There are ways to analyze op amp behavior outside the passband, but it's been a while and I didn't bring my network analysis textbook to my parent's house this week. You don't need it anyway.
It's not too complicated. I and other posters have been telling you from the beginning what you've been doing wrong. If you're just concerned with audible frequencies, filter out all the high frequency crap so that it stops confusing you. You don't need all the signal up to 3 MHz, and it's outside what the op amp can handle. GET RID OF IT. That's what filters are for.
Okay, Okay. You can stop shouting. If you don't know the equation then it's fine to say so, or even to not say anything - I won't mind. Filtering down a signal prior to amplifying it so that I can shoehorn it into an inappropriate equation isn't what I was looking for. I'm clearly not explaining myself adequately. Perhaps I'll try Stack Exchange...

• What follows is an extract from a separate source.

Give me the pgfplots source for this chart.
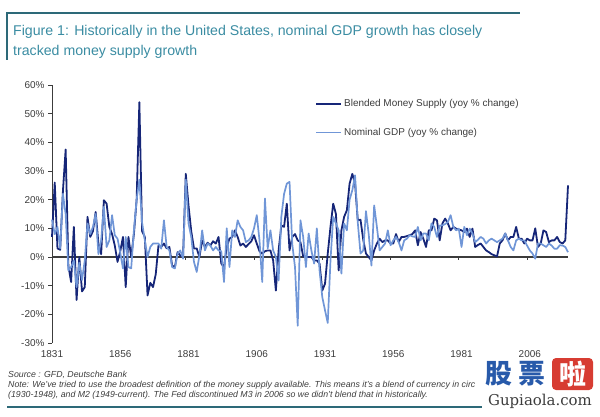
\documentclass[border=0pt]{standalone}
\usepackage{fontspec}
\setmainfont{Liberation Sans}
\newfontfamily\cjk{Noto Sans CJK SC}
\newfontfamily\wmserif{DejaVu Serif}
\usepackage{pgfplots}
\usepackage{pgfplotstable}
\pgfplotsset{compat=1.18}
\definecolor{titleteal}{RGB}{58,140,162}
\definecolor{ruleteal}{RGB}{45,105,120}
\definecolor{darkser}{RGB}{22,38,120}
\definecolor{lightser}{RGB}{112,150,215}
\definecolor{txtgray}{RGB}{60,60,60}
\definecolor{wmblue}{RGB}{40,90,170}
\definecolor{wmred}{RGB}{215,60,50}

\pgfplotstableread{
year val
1831 7
1832 26
1833 3
1834 2.5
1835 23
1836 37.5
1837 -3
1838 -8.7
1839 10.5
1840 -15
1841 0
1842 -12
1843 -10.5
1844 14
1845 7
1846 9
1847 15.7
1848 4.7
1849 1
1850 19.8
1851 18.6
1852 10.5
1853 8
1854 4
1855 -1.7
1856 2
1857 7
1858 -10.5
1859 7
1860 0
1861 8
1862 20
1863 54
1864 9
1865 7
1866 -13.4
1867 -9
1868 -10.5
1869 -6
1870 4
1871 3.5
1872 4.7
1873 3
1874 3.5
1875 -3
1876 -3.5
1877 1.7
1878 0.5
1879 0
1880 29
1881 18
1882 9
1883 3
1884 3
1885 0
1886 5.8
1887 3.5
1888 5
1889 4
1890 5.5
1891 4.7
1892 7
1893 -2.3
1894 -3.5
1895 3.5
1896 6.4
1897 7
1898 9.3
1899 7
1900 4
1901 4.7
1902 3.5
1903 4.5
1904 5.5
1905 7.6
1906 4.7
1907 2
1908 1.2
1909 2
1910 2.3
1911 2.3
1912 -1.2
1913 -11.7
1914 2.3
1915 11
1916 10.5
1917 18.6
1918 2.3
1919 7
1920 8
1921 5.8
1922 5.2
1923 0.2
1924 0.2
1925 0
1926 0
1927 -1.2
1928 -1.2
1929 -2.3
1930 -11.7
1931 -9.3
1932 1.2
1933 10.5
1934 18.6
1935 15
1936 -4.7
1937 9.3
1938 14
1939 16.3
1940 25.6
1941 29
1942 25.6
1943 12.8
1944 13
1945 6
1946 1.2
1947 0
1948 -1.2
1949 2.3
1950 4.7
1951 6.4
1952 5.2
1953 5.8
1954 5.8
1955 4.7
1956 4.7
1957 8
1958 5.2
1959 7
1960 7
1961 7.3
1962 7.6
1963 8
1964 9.3
1965 4.1
1966 8.7
1967 6.4
1968 3.5
1969 9.3
1970 9.3
1971 13.4
1972 12.8
1973 5.8
1974 11.7
1975 13.4
1976 11.7
1977 9.3
1978 10.5
1979 9.9
1980 9.6
1981 9.3
1982 8.7
1983 9.9
1984 7
1985 9.9
1986 3.5
1987 4.2
1988 4.7
1989 3.5
1990 2.3
1991 1.7
1992 1
1993 0.6
1994 0.2
1995 4.7
1996 5.8
1997 8.2
1998 5.8
1999 7
2000 7
2001 10.5
2002 6.4
2003 6.4
2004 4.7
2005 6.4
2006 5.8
2007 5.8
2008 10
2009 3.5
2010 4.7
2011 9.3
2012 8.7
2013 5.2
2014 5.8
2015 5.8
2016 7
2017 5.2
2018 4.7
2019 5.8
2020 25
}\moneytable

\pgfplotstableread{
year val
1831 13
1832 8
1833 10.5
1834 3
1835 22
1836 15
1837 -4.7
1838 -3.5
1839 -1.2
1840 -10.5
1841 -2
1842 -8
1843 -1.2
1844 11.7
1845 8
1846 10.5
1847 15
1848 1
1849 5.8
1850 17.5
1851 3.5
1852 5.8
1853 14.6
1854 7.6
1855 6.4
1856 1.5
1857 -4
1858 7
1859 -3.5
1860 -4
1861 9.3
1862 20
1863 27
1864 12
1865 5.8
1866 0
1867 3.5
1868 4.7
1869 4.7
1870 4.7
1871 2.9
1872 12.8
1873 3.5
1874 2.3
1875 -3.5
1876 -4
1877 1.2
1878 2.3
1879 -0.6
1880 27
1881 11.7
1882 7
1883 -1.7
1884 -5.2
1885 0.6
1886 9.3
1887 2.3
1888 4.7
1889 4
1890 2.3
1891 3.5
1892 2.3
1893 2
1894 -8.7
1895 10
1896 -3.5
1897 9.3
1898 7
1899 12.8
1900 10.5
1901 9.3
1902 5.2
1903 5.8
1904 7
1905 10
1906 14.6
1907 5.8
1908 -8.7
1909 20.4
1910 3
1911 9.3
1912 2.3
1913 0
1914 -8.2
1915 14
1916 22
1917 25.6
1918 26.2
1919 4.5
1920 -3.5
1921 -24
1922 12.8
1923 7
1924 -3.5
1925 8.2
1926 2.3
1927 -2.3
1928 10
1929 -4.7
1930 -14
1931 -18.6
1932 -23
1933 -1.2
1934 14
1935 11.7
1936 9.3
1937 -5.8
1938 11.7
1939 9.3
1940 20
1941 23.3
1942 28.5
1943 12
1944 1.2
1945 2.3
1946 16
1947 8
1948 -3
1949 18
1950 10.5
1951 2.3
1952 3.5
1953 4.7
1954 9.3
1955 4.1
1956 5.8
1957 7
1958 5.2
1959 2.3
1960 5.8
1961 6.4
1962 7.6
1963 7.2
1964 7
1965 10.5
1966 5.8
1967 8.2
1968 8.2
1969 5.8
1970 11.7
1971 10.5
1972 7
1973 11
1974 11
1975 11.5
1976 12.2
1977 14.6
1978 10.5
1979 9.3
1980 9.9
1981 3.5
1982 10.5
1983 7.6
1984 9.9
1985 8.2
1986 5.2
1987 6
1988 7
1989 6.4
1990 4.7
1991 5.8
1992 6.4
1993 5.8
1994 5.2
1995 5.8
1996 6.4
1997 8.2
1998 5.8
1999 3.5
2000 2.3
2001 5.8
2002 6.4
2003 5.8
2004 5.8
2005 4
2006 2.3
2007 1.2
2008 -0.6
2009 4.7
2010 4.7
2011 4.1
2012 3.5
2013 4.7
2014 4
2015 2.9
2016 2.9
2017 4.1
2018 4
2019 3.5
2020 1.7
}\gdptable

\begin{document}
\begin{tikzpicture}[x=1bp,y=1bp]
\path[use as bounding box] (0,0) rectangle (600,416);
% header rules
\draw[ruleteal, line width=1.3bp] (7,403) -- (520,403);
\draw[ruleteal, line width=1.3bp] (7,403.6) -- (7,356);
\node[anchor=base west, inner sep=0, text=titleteal, font=\fontsize{14.2}{16}\selectfont] at (13,381) {Figure 1: Historically in the United States, nominal GDP growth has closely};
\node[anchor=base west, inner sep=0, text=titleteal, font=\fontsize{14.2}{16}\selectfont] at (13,361) {tracked money supply growth};

\begin{axis}[
  at={(52bp,73bp)}, anchor=south west,
  width=516bp, height=258bp, scale only axis,
  xmin=1831, xmax=2020, ymin=-30, ymax=60,
  axis lines*=left,
  x axis line style={draw=none},
  y axis line style={txtgray, line width=1bp},
  xtick={1831,1856,1881,1906,1931,1956,1981,2006},
  xticklabels={1831,1856,1881,1906,1931,1956,1981,2006},
  xtick style={draw=none},
  ytick={-30,-20,-10,0,10,20,30,40,50,60},
  yticklabels={-30\%,-20\%,-10\%,0\%,10\%,20\%,30\%,40\%,50\%,60\%},
  ytick style={txtgray, line width=0.8bp},
  tick align=outside,
  major tick length=4bp,
  tick label style={font=\fontsize{10}{12}\selectfont, text=txtgray},
  /pgf/number format/assume math mode=true,
  clip=false,
  legend style={at={(0.51,0.953)}, anchor=north west, draw=none, fill=none,
    font=\fontsize{10}{12}\selectfont, text=txtgray, row sep=16bp,
    inner sep=0pt},
  legend cell align=left,
  legend image code/.code={\draw[#1] (0bp,0bp) -- (25bp,0bp);},
]
\draw[txtgray, line width=1.1bp] (axis cs:1831,0) -- (axis cs:2020,0);
\draw[txtgray, line width=0.8bp] (axis cs:1855,0) -- (axis cs:1855,-1.1);
\draw[txtgray, line width=0.8bp] (axis cs:1880,0) -- (axis cs:1880,-1.1);
\draw[txtgray, line width=0.8bp] (axis cs:1905,0) -- (axis cs:1905,-1.1);
\draw[txtgray, line width=0.8bp] (axis cs:1930,0) -- (axis cs:1930,-1.1);
\draw[txtgray, line width=0.8bp] (axis cs:1955,0) -- (axis cs:1955,-1.1);
\draw[txtgray, line width=0.8bp] (axis cs:1980,0) -- (axis cs:1980,-1.1);
\draw[txtgray, line width=0.8bp] (axis cs:2005,0) -- (axis cs:2005,-1.1);
\addplot[darkser, line width=1.8bp, line join=round] table[x=year, y=val] {\moneytable};
\addlegendentry{Blended Money Supply (yoy \% change)}
\addplot[lightser, line width=1.7bp, line join=round] table[x=year, y=val] {\gdptable};
\addlegendentry{Nominal GDP (yoy \% change)}
\end{axis}

% footer
\node[anchor=base west, inner sep=0, text=txtgray, font=\fontsize{8.8}{10}\selectfont\itshape] at (8,39) {Source : GFD, Deutsche Bank};
\node[anchor=base west, inner sep=0, text=txtgray, font=\fontsize{8.8}{10}\selectfont\itshape] at (8,29) {Note: We've tried to use the broadest definition of the money supply available. This means it's a blend of currency in circ};
\node[anchor=base west, inner sep=0, text=txtgray, font=\fontsize{8.8}{10}\selectfont\itshape] at (8,19) {(1930-1948), and M2 (1949-current). The Fed discontinued M3 in 2006 so we didn't blend that in historically.};
\draw[ruleteal, line width=1.3bp] (7,9) -- (482,9);

% watermark
\node[anchor=center, inner sep=0, text=wmblue, font=\cjk\bfseries\fontsize{27}{27}\selectfont] at (498.5,42.5) {股};
\node[anchor=center, inner sep=0, text=wmblue, font=\cjk\bfseries\fontsize{27}{27}\selectfont] at (531.5,42.5) {票};
\fill[wmred, rounded corners=4bp] (552,26) rectangle (593,58);
\node[anchor=center, inner sep=0, text=white, font=\cjk\bfseries\fontsize{27}{27}\selectfont] at (572.5,42) {啦};
\node[anchor=center, inner sep=0, text=txtgray, font=\wmserif\fontsize{15}{15}\selectfont] at (540,15) {Gupiaola.com};
\end{tikzpicture}
\end{document}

That's a grab from the internet to illustrate the FFT function on a basic Rigol. I did that as I can't post my own screen grab due to the weirdness with images on this forum. I tried to textually describe my FFT display, and clearly did a poor job. I have a peak value of 600mV on the left @ the 0 Hz point, which then rolls off to 0V on the right @ 3MHzish. This question has always been about white noise (or specifically avalanche noise), and it's unpredictable amplification.